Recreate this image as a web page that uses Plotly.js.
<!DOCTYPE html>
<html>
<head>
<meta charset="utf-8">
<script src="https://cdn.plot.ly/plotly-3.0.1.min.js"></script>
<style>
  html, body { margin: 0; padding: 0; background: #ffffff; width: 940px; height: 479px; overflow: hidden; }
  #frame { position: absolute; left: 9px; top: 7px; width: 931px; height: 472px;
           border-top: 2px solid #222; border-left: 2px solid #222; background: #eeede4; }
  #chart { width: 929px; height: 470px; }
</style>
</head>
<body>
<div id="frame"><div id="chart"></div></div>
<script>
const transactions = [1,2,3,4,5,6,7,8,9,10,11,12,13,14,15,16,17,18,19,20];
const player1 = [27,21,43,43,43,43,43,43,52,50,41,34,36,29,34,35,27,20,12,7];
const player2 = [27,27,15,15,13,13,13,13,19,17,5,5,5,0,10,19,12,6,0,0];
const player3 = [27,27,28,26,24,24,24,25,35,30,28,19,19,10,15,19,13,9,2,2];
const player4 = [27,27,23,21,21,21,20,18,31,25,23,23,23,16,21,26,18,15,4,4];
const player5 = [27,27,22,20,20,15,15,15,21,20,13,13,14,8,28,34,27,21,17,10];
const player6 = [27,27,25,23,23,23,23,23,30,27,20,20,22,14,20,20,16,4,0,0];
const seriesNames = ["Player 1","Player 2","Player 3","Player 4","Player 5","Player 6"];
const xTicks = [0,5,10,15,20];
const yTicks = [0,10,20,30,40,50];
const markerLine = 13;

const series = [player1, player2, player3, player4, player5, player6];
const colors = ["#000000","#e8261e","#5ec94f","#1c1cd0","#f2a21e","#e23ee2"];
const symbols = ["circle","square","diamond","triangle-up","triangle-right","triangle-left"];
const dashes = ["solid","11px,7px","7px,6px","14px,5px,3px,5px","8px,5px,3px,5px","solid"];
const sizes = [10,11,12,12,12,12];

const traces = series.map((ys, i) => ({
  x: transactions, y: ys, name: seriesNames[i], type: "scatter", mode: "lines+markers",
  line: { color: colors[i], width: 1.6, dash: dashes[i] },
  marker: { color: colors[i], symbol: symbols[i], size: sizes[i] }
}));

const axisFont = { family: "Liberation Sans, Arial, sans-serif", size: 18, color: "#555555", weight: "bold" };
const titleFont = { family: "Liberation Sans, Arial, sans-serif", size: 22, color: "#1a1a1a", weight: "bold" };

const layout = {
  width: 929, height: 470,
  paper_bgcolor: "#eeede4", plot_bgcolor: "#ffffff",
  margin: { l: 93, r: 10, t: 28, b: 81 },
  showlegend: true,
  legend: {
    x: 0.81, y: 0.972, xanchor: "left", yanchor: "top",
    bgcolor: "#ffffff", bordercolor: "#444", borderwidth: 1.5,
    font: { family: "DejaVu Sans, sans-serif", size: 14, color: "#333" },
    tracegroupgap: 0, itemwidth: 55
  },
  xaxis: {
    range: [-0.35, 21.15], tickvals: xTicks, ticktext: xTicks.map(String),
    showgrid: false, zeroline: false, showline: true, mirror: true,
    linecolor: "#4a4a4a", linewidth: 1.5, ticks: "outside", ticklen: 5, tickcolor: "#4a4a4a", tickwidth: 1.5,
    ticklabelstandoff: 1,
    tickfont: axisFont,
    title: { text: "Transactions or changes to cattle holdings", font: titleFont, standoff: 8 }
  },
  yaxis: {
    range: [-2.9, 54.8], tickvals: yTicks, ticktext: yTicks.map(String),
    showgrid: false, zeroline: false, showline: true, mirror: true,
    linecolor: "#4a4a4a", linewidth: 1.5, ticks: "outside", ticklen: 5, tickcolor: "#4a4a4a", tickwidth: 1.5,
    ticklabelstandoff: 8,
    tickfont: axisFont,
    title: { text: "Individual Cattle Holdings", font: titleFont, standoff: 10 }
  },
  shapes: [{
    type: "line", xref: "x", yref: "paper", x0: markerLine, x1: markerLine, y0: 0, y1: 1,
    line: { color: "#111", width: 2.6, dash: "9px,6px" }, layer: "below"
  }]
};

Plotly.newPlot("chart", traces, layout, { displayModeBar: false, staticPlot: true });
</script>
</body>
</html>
—————
### [WRITTEN REQUEST]
Transcribe the full listing above without leaving anything out.

### [THE COMPLETED TASK]
Recreate this image as a web page that uses Plotly.js.
<!DOCTYPE html>
<html>
<head>
<meta charset="utf-8">
<script src="https://cdn.plot.ly/plotly-3.0.1.min.js"></script>
<style>
  html, body { margin: 0; padding: 0; background: #ffffff; width: 940px; height: 479px; overflow: hidden; }
  #frame { position: absolute; left: 9px; top: 7px; width: 931px; height: 472px;
           border-top: 2px solid #222; border-left: 2px solid #222; background: #eeede4; }
  #chart { width: 929px; height: 470px; }
</style>
</head>
<body>
<div id="frame"><div id="chart"></div></div>
<script>
const transactions = [1,2,3,4,5,6,7,8,9,10,11,12,13,14,15,16,17,18,19,20];
const player1 = [27,21,43,43,43,43,43,43,52,50,41,34,36,29,34,35,27,20,12,7];
const player2 = [27,27,15,15,13,13,13,13,19,17,5,5,5,0,10,19,12,6,0,0];
const player3 = [27,27,28,26,24,24,24,25,35,30,28,19,19,10,15,19,13,9,2,2];
const player4 = [27,27,23,21,21,21,20,18,31,25,23,23,23,16,21,26,18,15,4,4];
const player5 = [27,27,22,20,20,15,15,15,21,20,13,13,14,8,28,34,27,21,17,10];
const player6 = [27,27,25,23,23,23,23,23,30,27,20,20,22,14,20,20,16,4,0,0];
const seriesNames = ["Player 1","Player 2","Player 3","Player 4","Player 5","Player 6"];
const xTicks = [0,5,10,15,20];
const yTicks = [0,10,20,30,40,50];
const markerLine = 13;

const series = [player1, player2, player3, player4, player5, player6];
const colors = ["#000000","#e8261e","#5ec94f","#1c1cd0","#f2a21e","#e23ee2"];
const symbols = ["circle","square","diamond","triangle-up","triangle-right","triangle-left"];
const dashes = ["solid","11px,7px","7px,6px","14px,5px,3px,5px","8px,5px,3px,5px","solid"];
const sizes = [10,11,12,12,12,12];

const traces = series.map((ys, i) => ({
  x: transactions, y: ys, name: seriesNames[i], type: "scatter", mode: "lines+markers",
  line: { color: colors[i], width: 1.6, dash: dashes[i] },
  marker: { color: colors[i], symbol: symbols[i], size: sizes[i] }
}));

const axisFont = { family: "Liberation Sans, Arial, sans-serif", size: 18, color: "#555555", weight: "bold" };
const titleFont = { family: "Liberation Sans, Arial, sans-serif", size: 22, color: "#1a1a1a", weight: "bold" };

const layout = {
  width: 929, height: 470,
  paper_bgcolor: "#eeede4", plot_bgcolor: "#ffffff",
  margin: { l: 93, r: 10, t: 28, b: 81 },
  showlegend: true,
  legend: {
    x: 0.81, y: 0.972, xanchor: "left", yanchor: "top",
    bgcolor: "#ffffff", bordercolor: "#444", borderwidth: 1.5,
    font: { family: "DejaVu Sans, sans-serif", size: 14, color: "#333" },
    tracegroupgap: 0, itemwidth: 55
  },
  xaxis: {
    range: [-0.35, 21.15], tickvals: xTicks, ticktext: xTicks.map(String),
    showgrid: false, zeroline: false, showline: true, mirror: true,
    linecolor: "#4a4a4a", linewidth: 1.5, ticks: "outside", ticklen: 5, tickcolor: "#4a4a4a", tickwidth: 1.5,
    ticklabelstandoff: 1,
    tickfont: axisFont,
    title: { text: "Transactions or changes to cattle holdings", font: titleFont, standoff: 8 }
  },
  yaxis: {
    range: [-2.9, 54.8], tickvals: yTicks, ticktext: yTicks.map(String),
    showgrid: false, zeroline: false, showline: true, mirror: true,
    linecolor: "#4a4a4a", linewidth: 1.5, ticks: "outside", ticklen: 5, tickcolor: "#4a4a4a", tickwidth: 1.5,
    ticklabelstandoff: 8,
    tickfont: axisFont,
    title: { text: "Individual Cattle Holdings", font: titleFont, standoff: 10 }
  },
  shapes: [{
    type: "line", xref: "x", yref: "paper", x0: markerLine, x1: markerLine, y0: 0, y1: 1,
    line: { color: "#111", width: 2.6, dash: "9px,6px" }, layer: "below"
  }]
};

Plotly.newPlot("chart", traces, layout, { displayModeBar: false, staticPlot: true });
</script>
</body>
</html>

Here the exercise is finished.